** Begin Recorded information **
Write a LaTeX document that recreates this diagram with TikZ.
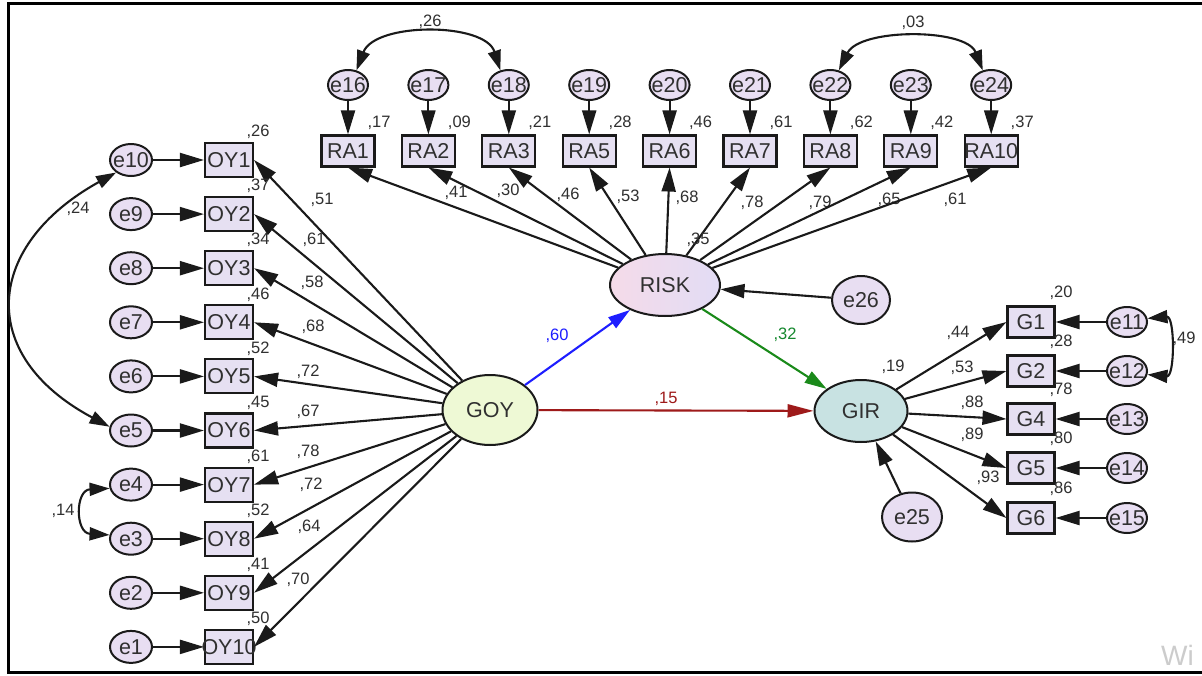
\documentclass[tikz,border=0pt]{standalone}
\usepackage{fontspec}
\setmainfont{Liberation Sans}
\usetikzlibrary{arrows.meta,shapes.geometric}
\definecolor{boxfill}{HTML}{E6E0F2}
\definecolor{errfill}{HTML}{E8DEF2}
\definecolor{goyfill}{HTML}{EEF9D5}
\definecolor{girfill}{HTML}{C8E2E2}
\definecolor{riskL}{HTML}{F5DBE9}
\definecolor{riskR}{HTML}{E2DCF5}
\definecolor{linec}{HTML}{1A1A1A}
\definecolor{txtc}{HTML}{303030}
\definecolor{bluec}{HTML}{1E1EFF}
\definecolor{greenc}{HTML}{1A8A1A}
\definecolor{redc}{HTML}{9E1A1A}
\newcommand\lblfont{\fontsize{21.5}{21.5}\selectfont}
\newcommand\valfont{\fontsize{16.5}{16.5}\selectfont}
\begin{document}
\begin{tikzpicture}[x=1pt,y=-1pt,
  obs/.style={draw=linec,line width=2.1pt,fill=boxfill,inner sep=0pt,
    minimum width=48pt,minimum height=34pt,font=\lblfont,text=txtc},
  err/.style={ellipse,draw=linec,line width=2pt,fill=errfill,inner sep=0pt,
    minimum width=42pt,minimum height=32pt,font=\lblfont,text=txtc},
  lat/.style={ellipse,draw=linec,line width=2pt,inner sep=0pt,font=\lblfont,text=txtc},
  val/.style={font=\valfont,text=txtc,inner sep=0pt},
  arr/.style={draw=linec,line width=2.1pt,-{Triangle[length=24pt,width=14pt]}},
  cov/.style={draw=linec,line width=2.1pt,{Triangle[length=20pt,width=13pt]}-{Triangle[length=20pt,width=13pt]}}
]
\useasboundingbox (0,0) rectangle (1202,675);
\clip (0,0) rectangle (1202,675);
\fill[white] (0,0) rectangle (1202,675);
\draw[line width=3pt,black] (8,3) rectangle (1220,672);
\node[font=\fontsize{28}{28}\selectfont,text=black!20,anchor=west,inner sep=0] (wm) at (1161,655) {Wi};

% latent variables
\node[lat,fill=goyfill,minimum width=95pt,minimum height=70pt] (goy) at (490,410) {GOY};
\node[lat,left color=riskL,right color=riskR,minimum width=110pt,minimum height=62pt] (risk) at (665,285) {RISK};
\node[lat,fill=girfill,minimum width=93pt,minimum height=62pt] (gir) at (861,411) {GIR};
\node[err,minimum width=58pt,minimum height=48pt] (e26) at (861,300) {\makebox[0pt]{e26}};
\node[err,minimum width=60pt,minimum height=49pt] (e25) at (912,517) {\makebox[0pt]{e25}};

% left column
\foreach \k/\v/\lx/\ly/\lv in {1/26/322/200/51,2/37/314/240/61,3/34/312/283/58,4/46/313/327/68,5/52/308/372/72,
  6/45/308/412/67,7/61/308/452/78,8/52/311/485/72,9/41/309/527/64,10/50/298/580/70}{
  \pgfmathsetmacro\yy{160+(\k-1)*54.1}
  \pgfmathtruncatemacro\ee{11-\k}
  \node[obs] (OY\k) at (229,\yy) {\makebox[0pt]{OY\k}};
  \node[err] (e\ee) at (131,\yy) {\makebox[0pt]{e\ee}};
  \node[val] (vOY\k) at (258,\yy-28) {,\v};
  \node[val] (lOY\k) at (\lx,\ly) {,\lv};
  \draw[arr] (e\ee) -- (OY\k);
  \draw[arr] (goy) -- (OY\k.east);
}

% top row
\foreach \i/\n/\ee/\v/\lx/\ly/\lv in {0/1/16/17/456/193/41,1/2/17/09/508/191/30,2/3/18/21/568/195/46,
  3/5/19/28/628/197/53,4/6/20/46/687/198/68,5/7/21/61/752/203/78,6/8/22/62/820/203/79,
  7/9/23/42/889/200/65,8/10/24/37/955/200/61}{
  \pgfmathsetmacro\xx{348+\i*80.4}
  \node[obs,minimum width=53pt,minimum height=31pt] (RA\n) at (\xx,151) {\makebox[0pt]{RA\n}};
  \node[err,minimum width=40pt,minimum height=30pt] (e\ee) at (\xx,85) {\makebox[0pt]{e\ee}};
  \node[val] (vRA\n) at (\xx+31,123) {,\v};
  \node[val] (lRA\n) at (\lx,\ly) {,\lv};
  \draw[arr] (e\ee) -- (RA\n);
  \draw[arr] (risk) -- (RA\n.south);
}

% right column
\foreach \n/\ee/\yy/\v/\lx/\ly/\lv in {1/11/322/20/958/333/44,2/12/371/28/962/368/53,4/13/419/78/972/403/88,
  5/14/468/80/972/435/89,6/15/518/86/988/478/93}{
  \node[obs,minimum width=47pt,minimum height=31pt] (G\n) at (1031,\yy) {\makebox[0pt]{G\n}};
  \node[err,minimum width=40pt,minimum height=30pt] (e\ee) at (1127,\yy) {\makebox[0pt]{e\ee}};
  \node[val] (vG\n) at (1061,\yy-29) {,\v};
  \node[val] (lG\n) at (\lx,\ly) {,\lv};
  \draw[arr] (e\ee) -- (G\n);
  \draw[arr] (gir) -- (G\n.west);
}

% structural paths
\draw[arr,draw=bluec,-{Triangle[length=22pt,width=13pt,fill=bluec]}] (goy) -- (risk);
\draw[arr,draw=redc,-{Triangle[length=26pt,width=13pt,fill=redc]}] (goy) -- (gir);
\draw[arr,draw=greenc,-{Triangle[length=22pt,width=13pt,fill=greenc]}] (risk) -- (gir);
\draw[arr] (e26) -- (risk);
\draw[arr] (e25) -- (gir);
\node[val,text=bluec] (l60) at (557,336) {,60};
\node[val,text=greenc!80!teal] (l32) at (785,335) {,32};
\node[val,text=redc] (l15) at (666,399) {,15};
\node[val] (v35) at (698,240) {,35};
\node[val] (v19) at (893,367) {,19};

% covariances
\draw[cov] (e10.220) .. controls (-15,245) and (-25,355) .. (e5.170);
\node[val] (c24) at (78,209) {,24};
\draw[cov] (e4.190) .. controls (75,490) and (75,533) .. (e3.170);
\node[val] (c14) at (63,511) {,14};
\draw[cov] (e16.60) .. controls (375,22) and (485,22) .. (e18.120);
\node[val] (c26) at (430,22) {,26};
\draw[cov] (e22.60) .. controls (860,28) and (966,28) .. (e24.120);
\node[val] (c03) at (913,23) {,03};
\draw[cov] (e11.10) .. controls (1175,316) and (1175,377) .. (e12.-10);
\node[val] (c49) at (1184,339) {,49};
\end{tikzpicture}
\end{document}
** End Recorded information **
Reproduce the whole listing above word for word, but not its pictures.

Write a LaTeX document that recreates this diagram with TikZ.
\documentclass[tikz,border=0pt]{standalone}
\usepackage{fontspec}
\setmainfont{Liberation Sans}
\usetikzlibrary{arrows.meta,shapes.geometric}
\definecolor{boxfill}{HTML}{E6E0F2}
\definecolor{errfill}{HTML}{E8DEF2}
\definecolor{goyfill}{HTML}{EEF9D5}
\definecolor{girfill}{HTML}{C8E2E2}
\definecolor{riskL}{HTML}{F5DBE9}
\definecolor{riskR}{HTML}{E2DCF5}
\definecolor{linec}{HTML}{1A1A1A}
\definecolor{txtc}{HTML}{303030}
\definecolor{bluec}{HTML}{1E1EFF}
\definecolor{greenc}{HTML}{1A8A1A}
\definecolor{redc}{HTML}{9E1A1A}
\newcommand\lblfont{\fontsize{21.5}{21.5}\selectfont}
\newcommand\valfont{\fontsize{16.5}{16.5}\selectfont}
\begin{document}
\begin{tikzpicture}[x=1pt,y=-1pt,
  obs/.style={draw=linec,line width=2.1pt,fill=boxfill,inner sep=0pt,
    minimum width=48pt,minimum height=34pt,font=\lblfont,text=txtc},
  err/.style={ellipse,draw=linec,line width=2pt,fill=errfill,inner sep=0pt,
    minimum width=42pt,minimum height=32pt,font=\lblfont,text=txtc},
  lat/.style={ellipse,draw=linec,line width=2pt,inner sep=0pt,font=\lblfont,text=txtc},
  val/.style={font=\valfont,text=txtc,inner sep=0pt},
  arr/.style={draw=linec,line width=2.1pt,-{Triangle[length=24pt,width=14pt]}},
  cov/.style={draw=linec,line width=2.1pt,{Triangle[length=20pt,width=13pt]}-{Triangle[length=20pt,width=13pt]}}
]
\useasboundingbox (0,0) rectangle (1202,675);
\clip (0,0) rectangle (1202,675);
\fill[white] (0,0) rectangle (1202,675);
\draw[line width=3pt,black] (8,3) rectangle (1220,672);
\node[font=\fontsize{28}{28}\selectfont,text=black!20,anchor=west,inner sep=0] (wm) at (1161,655) {Wi};

% latent variables
\node[lat,fill=goyfill,minimum width=95pt,minimum height=70pt] (goy) at (490,410) {GOY};
\node[lat,left color=riskL,right color=riskR,minimum width=110pt,minimum height=62pt] (risk) at (665,285) {RISK};
\node[lat,fill=girfill,minimum width=93pt,minimum height=62pt] (gir) at (861,411) {GIR};
\node[err,minimum width=58pt,minimum height=48pt] (e26) at (861,300) {\makebox[0pt]{e26}};
\node[err,minimum width=60pt,minimum height=49pt] (e25) at (912,517) {\makebox[0pt]{e25}};

% left column
\foreach \k/\v/\lx/\ly/\lv in {1/26/322/200/51,2/37/314/240/61,3/34/312/283/58,4/46/313/327/68,5/52/308/372/72,
  6/45/308/412/67,7/61/308/452/78,8/52/311/485/72,9/41/309/527/64,10/50/298/580/70}{
  \pgfmathsetmacro\yy{160+(\k-1)*54.1}
  \pgfmathtruncatemacro\ee{11-\k}
  \node[obs] (OY\k) at (229,\yy) {\makebox[0pt]{OY\k}};
  \node[err] (e\ee) at (131,\yy) {\makebox[0pt]{e\ee}};
  \node[val] (vOY\k) at (258,\yy-28) {,\v};
  \node[val] (lOY\k) at (\lx,\ly) {,\lv};
  \draw[arr] (e\ee) -- (OY\k);
  \draw[arr] (goy) -- (OY\k.east);
}

% top row
\foreach \i/\n/\ee/\v/\lx/\ly/\lv in {0/1/16/17/456/193/41,1/2/17/09/508/191/30,2/3/18/21/568/195/46,
  3/5/19/28/628/197/53,4/6/20/46/687/198/68,5/7/21/61/752/203/78,6/8/22/62/820/203/79,
  7/9/23/42/889/200/65,8/10/24/37/955/200/61}{
  \pgfmathsetmacro\xx{348+\i*80.4}
  \node[obs,minimum width=53pt,minimum height=31pt] (RA\n) at (\xx,151) {\makebox[0pt]{RA\n}};
  \node[err,minimum width=40pt,minimum height=30pt] (e\ee) at (\xx,85) {\makebox[0pt]{e\ee}};
  \node[val] (vRA\n) at (\xx+31,123) {,\v};
  \node[val] (lRA\n) at (\lx,\ly) {,\lv};
  \draw[arr] (e\ee) -- (RA\n);
  \draw[arr] (risk) -- (RA\n.south);
}

% right column
\foreach \n/\ee/\yy/\v/\lx/\ly/\lv in {1/11/322/20/958/333/44,2/12/371/28/962/368/53,4/13/419/78/972/403/88,
  5/14/468/80/972/435/89,6/15/518/86/988/478/93}{
  \node[obs,minimum width=47pt,minimum height=31pt] (G\n) at (1031,\yy) {\makebox[0pt]{G\n}};
  \node[err,minimum width=40pt,minimum height=30pt] (e\ee) at (1127,\yy) {\makebox[0pt]{e\ee}};
  \node[val] (vG\n) at (1061,\yy-29) {,\v};
  \node[val] (lG\n) at (\lx,\ly) {,\lv};
  \draw[arr] (e\ee) -- (G\n);
  \draw[arr] (gir) -- (G\n.west);
}

% structural paths
\draw[arr,draw=bluec,-{Triangle[length=22pt,width=13pt,fill=bluec]}] (goy) -- (risk);
\draw[arr,draw=redc,-{Triangle[length=26pt,width=13pt,fill=redc]}] (goy) -- (gir);
\draw[arr,draw=greenc,-{Triangle[length=22pt,width=13pt,fill=greenc]}] (risk) -- (gir);
\draw[arr] (e26) -- (risk);
\draw[arr] (e25) -- (gir);
\node[val,text=bluec] (l60) at (557,336) {,60};
\node[val,text=greenc!80!teal] (l32) at (785,335) {,32};
\node[val,text=redc] (l15) at (666,399) {,15};
\node[val] (v35) at (698,240) {,35};
\node[val] (v19) at (893,367) {,19};

% covariances
\draw[cov] (e10.220) .. controls (-15,245) and (-25,355) .. (e5.170);
\node[val] (c24) at (78,209) {,24};
\draw[cov] (e4.190) .. controls (75,490) and (75,533) .. (e3.170);
\node[val] (c14) at (63,511) {,14};
\draw[cov] (e16.60) .. controls (375,22) and (485,22) .. (e18.120);
\node[val] (c26) at (430,22) {,26};
\draw[cov] (e22.60) .. controls (860,28) and (966,28) .. (e24.120);
\node[val] (c03) at (913,23) {,03};
\draw[cov] (e11.10) .. controls (1175,316) and (1175,377) .. (e12.-10);
\node[val] (c49) at (1184,339) {,49};
\end{tikzpicture}
\end{document}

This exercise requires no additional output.